You hear about U.S. Gross Domestic Product (GDP) all of the time in the general business press, because folks use it as a quick-and-easy reference point for the overall health of the national economy. In most cases GDP covers a bit too much ground to have a direct correlation to the electrical economy, because the two customer segment that dominate the electrical wholesaling industry — construction (4% of GDP) and manufacturing (11% of GDP) — only account for a combined total of 15% of the U.S. All Industry GDP Total, according to the most recent data available from the U.S. Bureau of Economic Analysis. And most data is often a quarter or two behind the time period you may want to measure.
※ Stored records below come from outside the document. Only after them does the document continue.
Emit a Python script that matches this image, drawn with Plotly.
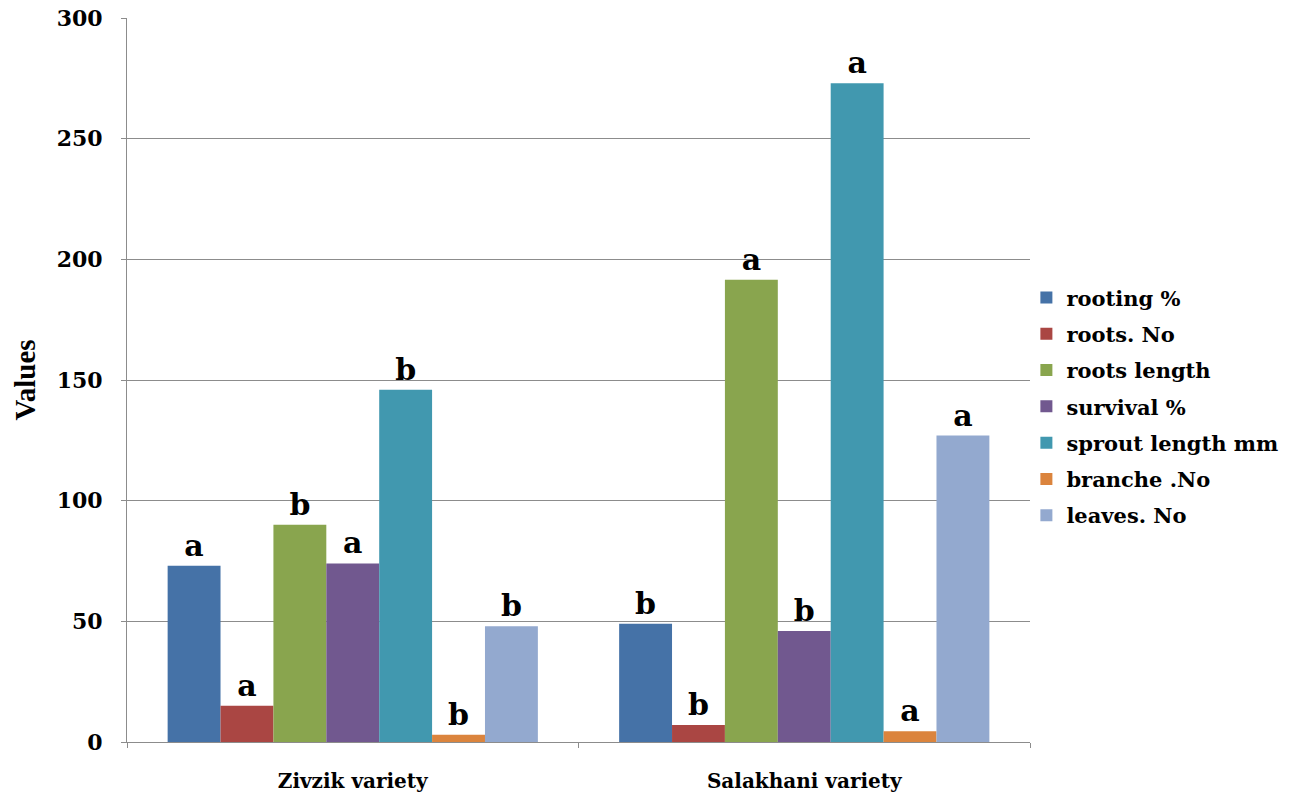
import plotly.graph_objects as go

# Varieties on the category axis
varieties = ["Zivzik variety", "Salakhani variety"]

# Measured traits (one bar series each)
traits = ["rooting %", "roots. No", "roots length", "survival %",
          "sprout length mm", "branche .No", "leaves. No"]

rooting_pct = [73, 49]
roots_no = [15, 7]
roots_length = [90, 191.5]
survival_pct = [74, 46]
sprout_length_mm = [146, 273]
branche_no = [3, 4.5]
leaves_no = [48, 127]

# Significance letters (Zivzik, Salakhani) per trait
letters_rooting = ["a", "b"]
letters_roots_no = ["a", "b"]
letters_roots_length = ["b", "a"]
letters_survival = ["a", "b"]
letters_sprout = ["b", "a"]
letters_branche = ["b", "a"]
letters_leaves = ["b", "a"]

series_values = [rooting_pct, roots_no, roots_length, survival_pct,
                 sprout_length_mm, branche_no, leaves_no]
series_letters = [letters_rooting, letters_roots_no, letters_roots_length,
                  letters_survival, letters_sprout, letters_branche, letters_leaves]
colors = ["#4572A7", "#AA4643", "#89A54E", "#71588F",
          "#4198AF", "#DB843D", "#93A9CF"]

WIDE = "DejaVu Serif"
SERIF = "Liberation Serif"

fig = go.Figure()
for name, vals, letters, col in zip(traits, series_values, series_letters, colors):
    fig.add_trace(go.Bar(
        x=varieties, y=vals, name=f"<b>{name}</b>", legendgroup=name,
        marker=dict(color=col, line=dict(width=0)),
        text=[f"<b>{t}</b>" for t in letters],
        textposition="outside",
        textfont=dict(family=WIDE, size=30, color="black"),
        cliponaxis=False,
    ))

fig.update_layout(
    width=1315, height=798,
    margin=dict(l=127, r=285, t=18, b=56),
    paper_bgcolor="white", plot_bgcolor="white",
    barmode="group", bargap=0.18, bargroupgap=0,
    uniformtext=dict(minsize=30, mode="show"),
    font=dict(family=WIDE, color="black"),
    showlegend=True,
    legend=dict(
        x=0.996, xanchor="left", y=0.463, yanchor="middle",
        font=dict(family=WIDE, size=21, color="black"),
        tracegroupgap=6, itemwidth=30,
        bgcolor="rgba(0,0,0,0)",
    ),
)

fig.update_yaxes(
    range=[0, 300], dtick=50, automargin=False,
    showgrid=True, gridcolor="#8c8c8c", gridwidth=1,
    showline=True, linecolor="#8c8c8c", linewidth=1,
    ticks="outside", ticklen=5, tickcolor="#8c8c8c",
    ticklabelstandoff=14,
    tickfont=dict(family=WIDE, size=22, color="black"),
    tickprefix="<b>", ticksuffix="</b>",
    zeroline=False,
    title=dict(text="<b>Values</b>", font=dict(family=SERIF, size=29, color="black"), standoff=12),
)
fig.update_xaxes(
    automargin=False,
    showline=True, linecolor="#8c8c8c", linewidth=1,
    ticks="outside", ticklen=5, tickcolor="#8c8c8c", tickson="boundaries",
    ticklabelstandoff=21,
    tickfont=dict(family=WIDE, size=20, color="black"),
    tickvals=varieties, ticktext=[f"<b>{v}</b>" for v in varieties],
    showgrid=False,
)

fig.write_html("out.html")
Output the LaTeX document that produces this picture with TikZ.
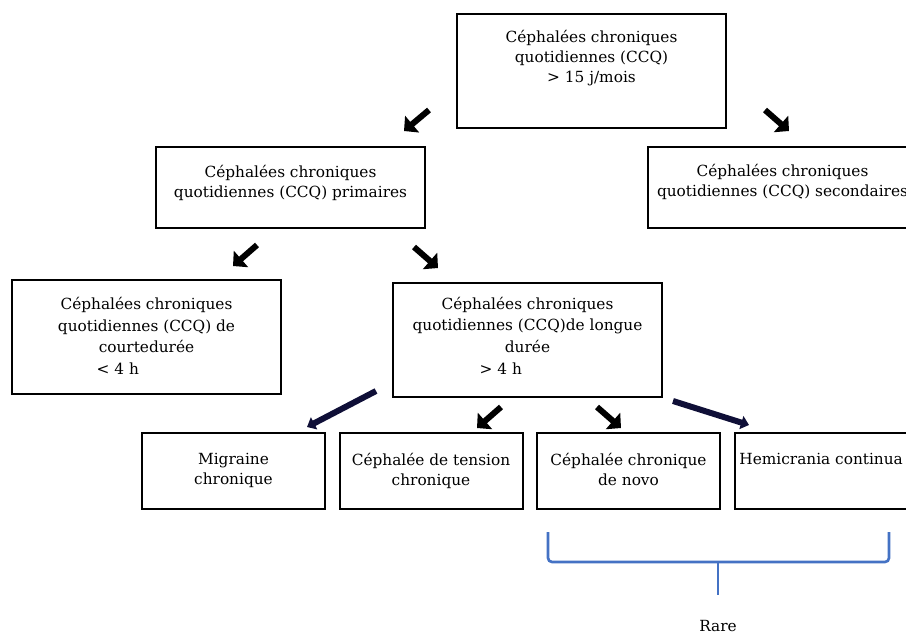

However, the regional GDP on data for specific market segments, like Manufacturing GDP data in the table below (Click on the Green Box below to view, or click here to download), gives you a glimpse of which states are lagging in the industrial market. Another revelation with this data is that when you break out GDP by state and Metropolitan Statistical Area (MSA) and county, as well as the various industry and business types available at www.bea.gov, you begin to see some interesting relationships between these areas, and the differences in the mix of businesses in these areas.
At the state level, it always surprises me how a relative handful of states can account for so much of the national total. With Total Industry GDP, 14 states account for 67% of the U.S. total (listed from most to least): California, Texas, New York, Florida, Illinois, Pennsylvania, Ohio, New Jersey, Georgia, Massachusetts, North Carolina, Washington, Michigan and Virginia.

I have done the calculations across a variety of economic and demographic metrics, including electrical contractor employment, building permits and population. States, metros and counties often account for a consistent percentage of these metrics when compared to the U.S., or their state or metro. For example, California accounted for 14.5% of BEA’s U.S. All Industry Total GDP in Q1 2019, and accounts for 12% of the total U.S. population; and 12% of private employment. It did come in a few points lower in electrical contractor employment at an estimated 10.4%.
While U.S. Bureau of Economic Analysis’ state and local GDP data have some limitations as economic metrics, it’s still a useful gauge of overall economic conditions when you need to factor in a quarterly or annual change in GDP. It also helps reveal where your company’s business is concentrated so you can deploy your salespeople, inventory and capital investments accordingly.